Gorjeta quer dizer bebida ou dinheiro com que se gratifica um pequeno serviço. Esse era o entendimento de Aurélio Buarque – o pai dos burros, em 1961. Hoje, cinco décadas após, não posso mais afirmar o que seja a “gorjeta”, muito menos me arriscaria a intitular sua natureza jurídica.
Na CLT a gorjeta tem status de remuneração, art. 457 e compreende tanto as gorjetas pagas de forma volitiva como as cobradas pelo estabelecimento, como adicional nas contas a pagar.
Historicamente, a gorjeta se refere à garganta. Era nada mais do que um agrado que se dava ao prestador de serviço pela feitura de seu labor, qualquer que fosse este, em troca de algo para beber, para molhar a garganta - gorjeta. Ou seja, uma contraprestação não vinculada ao serviço, apenas um ato volitivo, espontâneo de agradecimento.
Trata-se de uma liberalidade e não de uma obrigatoriedade. O empregador, sim, tem a obrigação de retribuição pecuniária ao empregado pelo serviço ora prestado ou desenvolvido. Ao consumidor, impõe-se pagar o quanto auferido, nada mais.
Já não bastassem os abusos a que são acometidos os consumidores com constrangedoras cobranças de dez por cento sobre os serviços, notadamente nos bares e restaurantes, eis que o Senado Federal descabidamente aprovou o Projeto de Lei do Senador Marcelo Crivella, onde bares, restaurantes e similares poderão cobrar gorjeta de vinte por cento sobre contas encerradas à noite, entre as 23 horas e seis horas do dia vindouro.
Fundamenta sua proposta de lei alegando que esses profissionais, os garçons e congêneres, trabalham tarde da noite, madrugada, estando sujeitos a riscos de violência. Alega ainda que esses profissionais sofrem com as dificuldades de transporte e “estão submetidos a um grau de penosidade maior do que aqueles que trabalham nas primeiras horas da noite ou durante o dia".
Aparentemente a gorjeta perdeu sua natureza jurídica. Trata-se então de pecúnia aos trabalhadores noturnos – 23 horas em diante – e da madrugada, em virtude de iminente risco de violência e penosidade de locomoção. Mas, a legislação trabalhista já não abarca esses fundamentos com os institutos do adicional noturno, adicional por periculosidade e adicional por insalubridade?
Mas, auto lá. Esse projeto é restrito e alcança apenas as classes de garçons e congêneres.
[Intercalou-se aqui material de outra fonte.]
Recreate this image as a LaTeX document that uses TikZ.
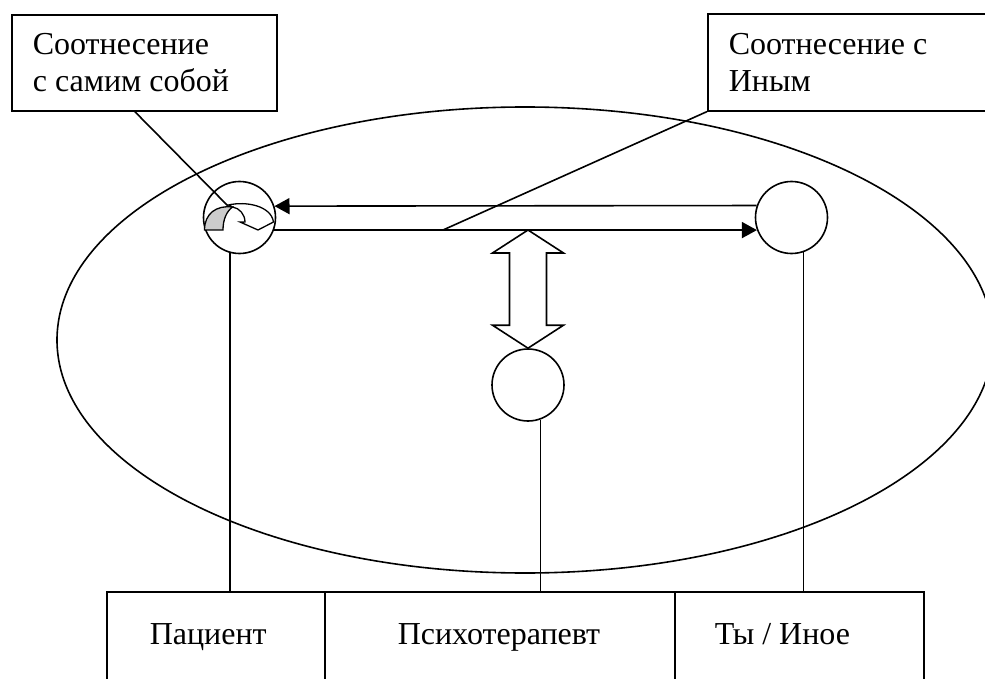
\documentclass[tikz,border=0pt]{standalone}
\usepackage{fontspec}
\setmainfont{Liberation Serif}
\usetikzlibrary{arrows.meta}
\begin{document}
\begin{tikzpicture}[x=1pt,y=-1pt,line width=1.6pt,
  box/.style={draw,rectangle,inner sep=0pt,anchor=north west},
  circ/.style={draw,circle,minimum size=72pt,inner sep=0pt,fill=white},
  lbl/.style={anchor=base west,inner sep=0pt,font=\fontsize{32}{37}\selectfont},
  arr/.style={-{Triangle[length=15pt,width=16pt]}},
  curv/.style={draw,line width=1.3pt,line join=miter}]
\useasboundingbox (0,0) rectangle (985,679);
% big ellipse
\draw (525,340) ellipse [x radius=468pt, y radius=233pt];
% top boxes
\node[box,minimum width=265pt,minimum height=96pt] (selfbox) at (11,14) {};
\node[lbl] (selft1) at (32,55) {Соотнесение};
\node[lbl] (selft2) at (32,92) {с самим собой};
\node[box,minimum width=300pt,minimum height=97pt] (othbox) at (707,13) {};
\node[lbl] (otht1) at (728,55) {Соотнесение с};
\node[lbl] (otht2) at (728,92) {Иным};
% bottom boxes
\node[box,minimum width=218pt,minimum height=120pt] (patbox) at (106,591) {};
\node[box,minimum width=350pt,minimum height=120pt] (therbox) at (324,591) {};
\node[box,minimum width=249pt,minimum height=120pt] (youbox) at (674,591) {};
\node[lbl] (patt) at (149,644) {Пациент};
\node[lbl] (thert) at (397,644) {Психотерапевт};
\node[lbl] (yout) at (714,644) {Ты / Иное};
% circles
\node[circ] (pat) at (239.5,217.5) {};
\node[circ] (oth) at (791.5,217.5) {};
\node[circ] (ther) at (528,385) {};
% horizontal arrows
\draw[arr] (oth.161.4) -- (pat.18.6);
\draw[arr] (pat.-20.3) -- (oth.200.3);
% double arrow
\coordinate (dtop) at (528,230);
\draw[fill=white,line join=miter]
  (dtop) -- ([shift={(-35.5,23)}]dtop) -- ([shift={(-18.5,23)}]dtop)
  -- ([shift={(-18.5,-23)}]ther.north) -- ([shift={(-35.5,-23)}]ther.north)
  -- (ther.north) -- ([shift={(35.5,-23)}]ther.north)
  -- ([shift={(18.5,-23)}]ther.north) -- ([shift={(18.5,23)}]dtop)
  -- ([shift={(35.5,23)}]dtop) -- cycle;
% curved arrow inside patient circle
\begin{scope}[shift={(pat.center)}]
  \path[curv,fill=white] (-11,-12.5) .. controls (6,-16.5) and (31.5,-12) .. (34,4.5)
    -- (18.5,12.5) -- (0.5,4.5) -- (5.5,4.5) .. controls (5.5,-3) and (0,-9.5) .. (-7,-10.5) -- cycle;
  \path[curv,fill=black!20] (-35,12.5) .. controls (-35,-4) and (-23,-12.5) .. (-7,-10.5)
    .. controls (-13,-6) and (-16.5,2) .. (-16.5,12.5) -- cycle;
\end{scope}
% leader lines
\coordinate (selfend) at (228,206);
\coordinate (othend) at (443,230);
\draw ([xshift=-9.5pt]selfbox.south) -- (selfend);
\draw (othbox.south west) -- (othend);
% vertical lines
\draw (pat.-105.3) -- (pat.-105.3 |- patbox.north);
\draw (ther.-70.5) -- (ther.-70.5 |- therbox.north);
\draw (oth.-71.4) -- (oth.-71.4 |- youbox.north);
\end{tikzpicture}
\end{document}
E onde se encaixam os demais trabalhadores, como os seguranças, comerciários, frentistas, lixeiros, serventes, arrumadeiras de motéis, recepcionistas, profissionais da segurança e da saúde, enfim, todos os demais profissionais que laboram nas mesmas condições elencadas como fundamento para a aprovação dessa Lei. Igualdade de direitos. Vinte por cento a todos!
Não temos que pagar a conta da omissão Estatal. Desproporcional e carente de fundamento jurídico-social. Esse é o projeto de lei aprovado por nosso senado. Um presente legislativo “grego”, anti-social, que visa transferir as faltas do Estado para o cidadão – consumidor, ora “troianos”.